_What you should do_: Pictures excluded, return the lines below from the first through the line holding "40, 45, 50];".

****

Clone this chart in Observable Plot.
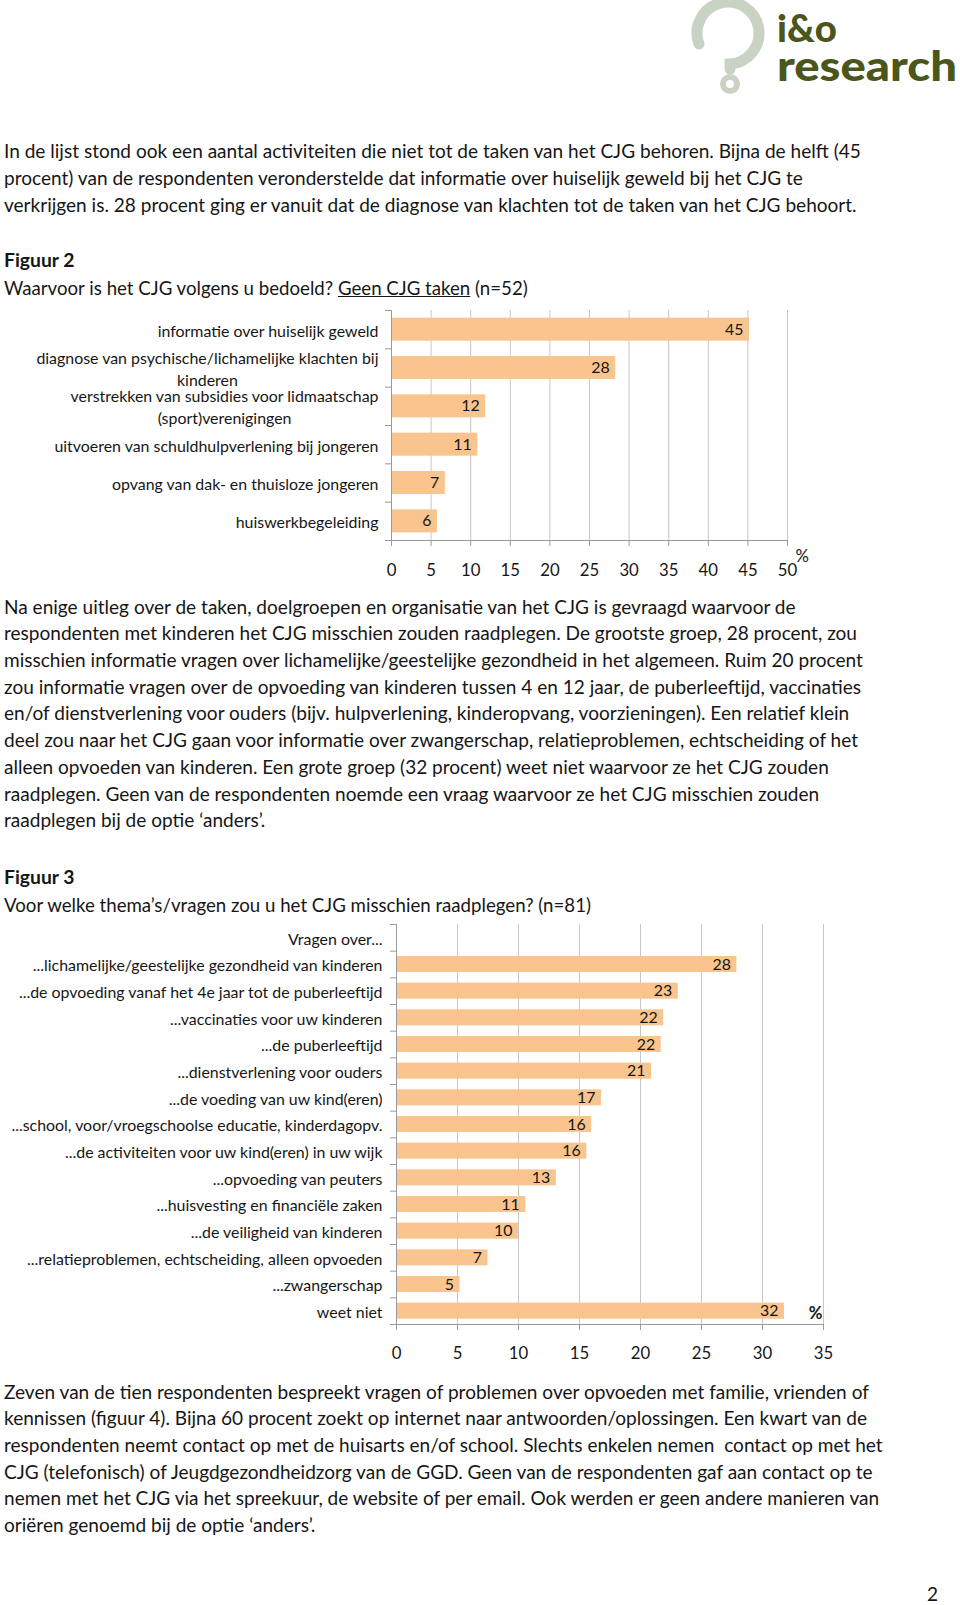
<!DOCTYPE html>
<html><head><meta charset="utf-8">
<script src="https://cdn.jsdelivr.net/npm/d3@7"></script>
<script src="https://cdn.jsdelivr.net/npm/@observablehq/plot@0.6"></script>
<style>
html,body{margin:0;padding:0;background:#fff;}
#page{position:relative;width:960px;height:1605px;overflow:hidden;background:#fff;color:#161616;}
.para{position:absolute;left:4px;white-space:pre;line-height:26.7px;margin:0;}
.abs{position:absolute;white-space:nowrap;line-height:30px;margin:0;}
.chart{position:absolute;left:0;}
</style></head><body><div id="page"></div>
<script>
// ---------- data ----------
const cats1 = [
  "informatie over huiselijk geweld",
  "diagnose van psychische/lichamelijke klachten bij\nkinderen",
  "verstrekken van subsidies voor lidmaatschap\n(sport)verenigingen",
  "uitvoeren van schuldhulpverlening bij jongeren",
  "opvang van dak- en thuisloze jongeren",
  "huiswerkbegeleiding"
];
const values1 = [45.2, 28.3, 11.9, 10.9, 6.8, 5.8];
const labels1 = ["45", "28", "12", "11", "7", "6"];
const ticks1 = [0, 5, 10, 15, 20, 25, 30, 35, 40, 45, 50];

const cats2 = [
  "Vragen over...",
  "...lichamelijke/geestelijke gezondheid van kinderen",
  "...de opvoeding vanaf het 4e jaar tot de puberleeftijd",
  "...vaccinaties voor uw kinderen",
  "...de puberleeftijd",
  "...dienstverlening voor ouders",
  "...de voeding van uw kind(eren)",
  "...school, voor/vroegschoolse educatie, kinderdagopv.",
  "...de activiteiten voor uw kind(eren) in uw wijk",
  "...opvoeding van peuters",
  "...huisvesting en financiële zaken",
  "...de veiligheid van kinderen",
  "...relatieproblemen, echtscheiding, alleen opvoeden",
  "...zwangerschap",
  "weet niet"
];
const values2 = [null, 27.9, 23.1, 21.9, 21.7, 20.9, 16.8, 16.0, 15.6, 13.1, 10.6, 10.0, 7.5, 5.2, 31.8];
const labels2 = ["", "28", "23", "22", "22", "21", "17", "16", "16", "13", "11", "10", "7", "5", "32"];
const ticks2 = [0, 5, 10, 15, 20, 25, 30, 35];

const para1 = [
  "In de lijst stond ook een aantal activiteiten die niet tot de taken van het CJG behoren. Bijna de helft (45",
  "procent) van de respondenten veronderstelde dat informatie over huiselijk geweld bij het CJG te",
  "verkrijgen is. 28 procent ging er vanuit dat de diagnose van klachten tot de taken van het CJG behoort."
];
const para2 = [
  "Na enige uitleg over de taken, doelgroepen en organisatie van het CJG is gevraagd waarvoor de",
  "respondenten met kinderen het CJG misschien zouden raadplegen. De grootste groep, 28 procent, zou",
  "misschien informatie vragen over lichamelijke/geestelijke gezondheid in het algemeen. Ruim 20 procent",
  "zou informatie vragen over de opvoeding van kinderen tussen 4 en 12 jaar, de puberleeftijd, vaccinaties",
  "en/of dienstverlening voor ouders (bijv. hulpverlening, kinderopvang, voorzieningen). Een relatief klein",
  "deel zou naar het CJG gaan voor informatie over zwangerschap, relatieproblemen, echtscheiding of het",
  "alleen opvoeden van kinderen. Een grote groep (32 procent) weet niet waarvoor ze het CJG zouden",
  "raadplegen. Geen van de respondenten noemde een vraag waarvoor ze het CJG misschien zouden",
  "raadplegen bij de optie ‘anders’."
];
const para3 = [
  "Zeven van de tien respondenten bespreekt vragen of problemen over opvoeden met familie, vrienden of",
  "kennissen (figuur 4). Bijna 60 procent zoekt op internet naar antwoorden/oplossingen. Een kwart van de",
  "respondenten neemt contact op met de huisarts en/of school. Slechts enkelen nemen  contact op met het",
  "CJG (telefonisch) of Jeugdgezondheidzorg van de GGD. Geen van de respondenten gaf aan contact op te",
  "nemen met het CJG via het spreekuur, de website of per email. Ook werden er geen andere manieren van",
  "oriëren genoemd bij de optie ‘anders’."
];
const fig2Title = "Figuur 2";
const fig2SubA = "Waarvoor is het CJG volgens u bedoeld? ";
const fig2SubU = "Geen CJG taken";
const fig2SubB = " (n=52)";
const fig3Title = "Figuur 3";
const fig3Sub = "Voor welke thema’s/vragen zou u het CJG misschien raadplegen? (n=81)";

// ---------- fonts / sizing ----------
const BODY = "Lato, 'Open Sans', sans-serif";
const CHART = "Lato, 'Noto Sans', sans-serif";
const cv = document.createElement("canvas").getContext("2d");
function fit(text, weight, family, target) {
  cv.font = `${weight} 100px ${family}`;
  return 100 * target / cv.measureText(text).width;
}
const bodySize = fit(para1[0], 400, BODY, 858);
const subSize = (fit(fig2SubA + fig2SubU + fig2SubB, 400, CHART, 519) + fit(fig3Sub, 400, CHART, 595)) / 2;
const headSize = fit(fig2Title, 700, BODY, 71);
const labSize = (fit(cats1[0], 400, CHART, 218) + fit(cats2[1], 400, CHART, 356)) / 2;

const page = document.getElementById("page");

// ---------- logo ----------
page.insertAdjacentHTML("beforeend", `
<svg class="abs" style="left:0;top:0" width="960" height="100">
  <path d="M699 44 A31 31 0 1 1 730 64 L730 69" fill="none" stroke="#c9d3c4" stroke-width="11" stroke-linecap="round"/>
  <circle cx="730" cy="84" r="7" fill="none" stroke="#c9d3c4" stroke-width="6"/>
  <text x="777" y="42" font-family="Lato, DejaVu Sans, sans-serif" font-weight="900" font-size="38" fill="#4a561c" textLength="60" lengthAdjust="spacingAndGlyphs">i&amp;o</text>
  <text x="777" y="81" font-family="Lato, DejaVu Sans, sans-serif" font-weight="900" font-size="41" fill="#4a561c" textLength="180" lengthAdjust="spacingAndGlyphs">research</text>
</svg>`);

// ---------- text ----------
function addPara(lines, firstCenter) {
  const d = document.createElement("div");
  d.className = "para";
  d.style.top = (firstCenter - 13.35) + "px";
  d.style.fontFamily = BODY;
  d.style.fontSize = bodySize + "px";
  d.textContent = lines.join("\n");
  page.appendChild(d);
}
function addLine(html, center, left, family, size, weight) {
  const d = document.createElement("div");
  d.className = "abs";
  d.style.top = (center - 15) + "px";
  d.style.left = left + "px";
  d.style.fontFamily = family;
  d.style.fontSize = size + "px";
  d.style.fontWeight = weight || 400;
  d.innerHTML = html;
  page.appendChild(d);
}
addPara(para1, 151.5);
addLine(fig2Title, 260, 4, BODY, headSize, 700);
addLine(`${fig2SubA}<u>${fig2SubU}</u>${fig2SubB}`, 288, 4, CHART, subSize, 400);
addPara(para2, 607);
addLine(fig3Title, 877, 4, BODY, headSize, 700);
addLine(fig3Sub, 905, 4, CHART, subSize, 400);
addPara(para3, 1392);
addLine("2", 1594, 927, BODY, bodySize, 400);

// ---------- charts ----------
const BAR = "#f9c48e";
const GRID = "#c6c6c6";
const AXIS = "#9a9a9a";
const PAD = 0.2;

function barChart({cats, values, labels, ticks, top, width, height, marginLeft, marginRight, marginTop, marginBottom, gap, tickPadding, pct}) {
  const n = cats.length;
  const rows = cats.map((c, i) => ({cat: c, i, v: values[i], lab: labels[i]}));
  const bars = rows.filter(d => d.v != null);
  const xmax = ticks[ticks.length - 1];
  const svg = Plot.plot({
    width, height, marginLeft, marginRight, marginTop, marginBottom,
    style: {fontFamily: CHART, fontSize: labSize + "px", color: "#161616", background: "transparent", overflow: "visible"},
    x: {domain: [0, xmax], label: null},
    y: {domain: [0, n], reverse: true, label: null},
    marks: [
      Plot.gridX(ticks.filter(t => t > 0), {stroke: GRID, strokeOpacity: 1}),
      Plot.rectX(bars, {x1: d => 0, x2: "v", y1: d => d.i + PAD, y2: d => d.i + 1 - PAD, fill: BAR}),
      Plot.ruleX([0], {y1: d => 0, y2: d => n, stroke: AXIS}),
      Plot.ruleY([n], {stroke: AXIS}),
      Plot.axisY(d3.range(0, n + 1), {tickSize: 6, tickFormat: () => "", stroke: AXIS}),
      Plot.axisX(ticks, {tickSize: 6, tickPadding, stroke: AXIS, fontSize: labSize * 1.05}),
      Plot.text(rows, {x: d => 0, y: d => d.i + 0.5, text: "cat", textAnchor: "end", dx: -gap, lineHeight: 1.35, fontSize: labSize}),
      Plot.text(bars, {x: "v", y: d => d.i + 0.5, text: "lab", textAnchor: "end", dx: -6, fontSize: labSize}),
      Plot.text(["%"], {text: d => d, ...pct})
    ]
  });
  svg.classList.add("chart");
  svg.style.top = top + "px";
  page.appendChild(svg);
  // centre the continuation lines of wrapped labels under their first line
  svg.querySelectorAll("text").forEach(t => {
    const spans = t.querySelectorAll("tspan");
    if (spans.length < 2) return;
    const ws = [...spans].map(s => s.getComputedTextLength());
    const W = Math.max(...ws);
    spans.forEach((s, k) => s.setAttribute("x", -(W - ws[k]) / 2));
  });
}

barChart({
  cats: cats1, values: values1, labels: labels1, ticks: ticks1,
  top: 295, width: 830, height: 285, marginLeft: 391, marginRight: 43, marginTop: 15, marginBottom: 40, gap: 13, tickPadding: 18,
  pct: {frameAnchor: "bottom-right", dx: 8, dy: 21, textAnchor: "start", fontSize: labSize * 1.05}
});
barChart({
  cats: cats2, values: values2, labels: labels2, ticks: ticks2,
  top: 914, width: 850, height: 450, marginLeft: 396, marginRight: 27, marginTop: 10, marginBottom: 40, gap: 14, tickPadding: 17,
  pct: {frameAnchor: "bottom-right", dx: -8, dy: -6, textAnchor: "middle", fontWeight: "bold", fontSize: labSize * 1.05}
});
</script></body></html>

****

_Exercise output_:
Clone this chart in Observable Plot.
<!DOCTYPE html>
<html><head><meta charset="utf-8">
<script src="https://cdn.jsdelivr.net/npm/d3@7"></script>
<script src="https://cdn.jsdelivr.net/npm/@observablehq/plot@0.6"></script>
<style>
html,body{margin:0;padding:0;background:#fff;}
#page{position:relative;width:960px;height:1605px;overflow:hidden;background:#fff;color:#161616;}
.para{position:absolute;left:4px;white-space:pre;line-height:26.7px;margin:0;}
.abs{position:absolute;white-space:nowrap;line-height:30px;margin:0;}
.chart{position:absolute;left:0;}
</style></head><body><div id="page"></div>
<script>
// ---------- data ----------
const cats1 = [
  "informatie over huiselijk geweld",
  "diagnose van psychische/lichamelijke klachten bij\nkinderen",
  "verstrekken van subsidies voor lidmaatschap\n(sport)verenigingen",
  "uitvoeren van schuldhulpverlening bij jongeren",
  "opvang van dak- en thuisloze jongeren",
  "huiswerkbegeleiding"
];
const values1 = [45.2, 28.3, 11.9, 10.9, 6.8, 5.8];
const labels1 = ["45", "28", "12", "11", "7", "6"];
const ticks1 = [0, 5, 10, 15, 20, 25, 30, 35, 40, 45, 50];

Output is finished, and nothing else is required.